DP World should rethink port deals in Somalia – foreign minister, Reuters
Somalia’s foreign minister said on Friday that Dubai state-owned port operator DP World should reconsider its contract with the breakaway region of Somaliland and work with federal authorities so Somalia’s sovereignty is not violated.
“We are asking DP World to reconsider these agreements, particularly the one in Berbera port since Somaliland is claiming to be a state independent from Somalia,” Ahmed Isse Awad, Somalia’s foreign minister, told Reuters in an interview.
He said DP World’s agreement to develop an economic zone and port in Somaliland’s Berbera “bypassed the legitimate authority” of Somalia, triggering “misunderstanding and disagreement” that remained unresolved.
A DP World spokesman told Reuters that construction in Somaliland and Puntland, another semi-autonomous region of Somalia where a Dubai state-owned company has a separate deal to manage a port, was on schedule and that work would start soon.
“Both Puntland and Somaliland have urged DP World to expedite construction,” the spokesman said. Somaliland and Puntland officials could not be immediately reached for comment.

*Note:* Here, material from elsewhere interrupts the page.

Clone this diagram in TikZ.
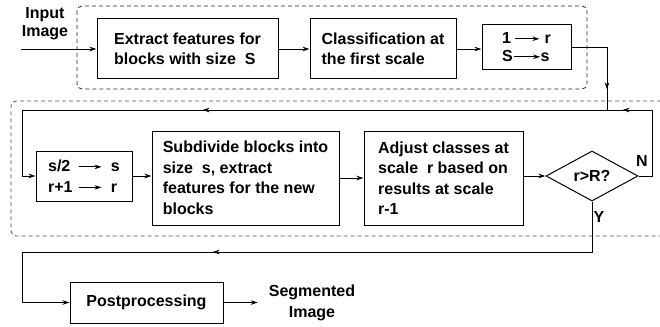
\documentclass[tikz,border=0pt]{standalone}
\usepackage{fontspec}
\setmainfont{Liberation Sans}
\usetikzlibrary{arrows.meta,shapes.geometric,decorations.markings}
\newcommand{\rarr}[1]{\tikz[baseline=-0.55ex]\draw[line width=0.8pt,-{Stealth[length=7pt,width=4.5pt]}] (0pt,0pt)--(#1,0pt);}
\begin{document}
\begin{tikzpicture}[x=1pt,y=-1pt,
  font=\fontsize{16}{20.5}\selectfont\bfseries,
  >={Stealth[length=7pt,width=4.5pt]},
  box/.style={draw, line width=1pt, inner sep=0pt, align=left},
  conn/.style={line width=0.8pt},
  midarrow/.style={postaction={decorate,decoration={markings,mark=at position #1 with {\arrow{Stealth[length=7pt,width=4.5pt]}}}}},
  dashbox/.style={line width=0.8pt, black!85, dash pattern=on 4pt off 3pt, rounded corners=5pt},
  dashbox2/.style={line width=0.8pt, black!70, dash pattern=on 4pt off 3pt, rounded corners=5pt}]
\useasboundingbox (0,0) rectangle (660,326);

% dashed frames
\draw[dashbox] (77,6) rectangle (587,89);
\draw[dashbox2] (668,101) -- (11,101) -- (11,236) -- (668,236);

% nodes
\node[align=center, inner sep=0pt] (inl) at (45,24) {Input\\[-2.5pt]Image};
\coordinate (in) at (21,49);
\node[box, minimum width=181pt, minimum height=60pt] (b1) at (187.5,49) {Extract features for\\blocks with size\ \ S};
\node[box, minimum width=146pt, minimum height=60pt] (b2) at (383,49) {Classification at\\the first scale};
\node[box, minimum width=89pt, minimum height=45pt] (b3) at (526.5,47) {1\hspace{4pt}\rarr{24pt}\hspace{5pt}r\\[-2.5pt]S\hspace{1pt}\rarr{26pt}s};
\node[box, minimum width=96pt, minimum height=50pt] (b4) at (84,176) {\makebox[30pt][l]{s/2}\rarr{23pt}\hspace{9pt}s\\\makebox[30pt][l]{r+1}\rarr{23pt}\hspace{9pt}r};
\node[box, minimum width=187pt, minimum height=94pt] (b5) at (245.5,178) {Subdivide blocks into\\size\ \ s, extract\\features for the new\\blocks};
\node[box, minimum width=159pt, minimum height=94pt] (b6) at (443.5,178) {Adjust classes at\\scale\ \ r based on\\results at scale\\r-1};
\node[draw, diamond, line width=1pt, minimum width=92pt, minimum height=50pt, aspect=1.84, inner sep=0pt] (dia) at (592,176) {r>R?};
\node[inner sep=0pt] (nlab) at (642,161) {N};
\node[inner sep=0pt] (ylab) at (599,217) {Y};
\node[box, align=center, minimum width=153pt, minimum height=41pt] (pp) at (146.5,302.5) {Postprocessing};
\node[align=center, inner sep=0pt] (seg) at (312,303) {Segmented\\Image};

% connectors
\draw[conn,->] (in) -- (b1.west);
\draw[conn,->] (b1.east) -- (b2.west);
\draw[conn,->] (b2.east) -- (b2.east -| b3.west);
\coordinate (j1) at (607,110);
\draw[conn, midarrow=78pt] (b3.east) -| (j1);
\coordinate (nr) at (652,110);
\coordinate (nl) at (22,110);
\draw[conn,->, midarrow=109pt, midarrow=529pt] (dia.east) -| (nr) -- (nl) |- (b4.west);
\draw[conn,->] (b4.east) -- (b4.east -| b5.west);
\draw[conn,->] (b5.east) -- (b6.west);
\draw[conn,->] (b6.east |- dia.west) -- (dia.west);
\coordinate (yr) at (592,252);
\coordinate (yl) at (22,252);
\draw[conn,->, midarrow=430pt] (dia.south) -- (yr) -- (yl) |- (pp.west);
\draw[conn,->] (pp.east) -- ([xshift=-11pt]seg.west |- pp.east);
\end{tikzpicture}
\end{document}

The comments come amid a diplomatic row between the volatile Horn of Africa nation and the United Arab Emirates (UAE), where the Dubai government owns DP World.
Somalia and the UAE have separately said a UAE military training programme in Somalia has ended following the seizure of millions of dollars from a UAE plane at Mogadishu airport earlier this month.
The spat is related to the port issue but has escalated amid an increasingly troubled relationship between Gulf states – divided by their own disputes – and fractured Somalia, whose coastline sits close to key shipping routes and across the water from Yemen.
The UAE and Saudi Arabia have strong trading links with and influence in Somalia, but that is offset by the sway of Qatar and its ally Turkey, one of Somalia’s biggest foreign investors.
Analysts have said the dispute in the Gulf that erupted last year between Qatar and Turkey on the one hand and Saudi Arabia and the UAE on the other risks exacerbating an already explosive security situation on both sides of the Gulf of Aden.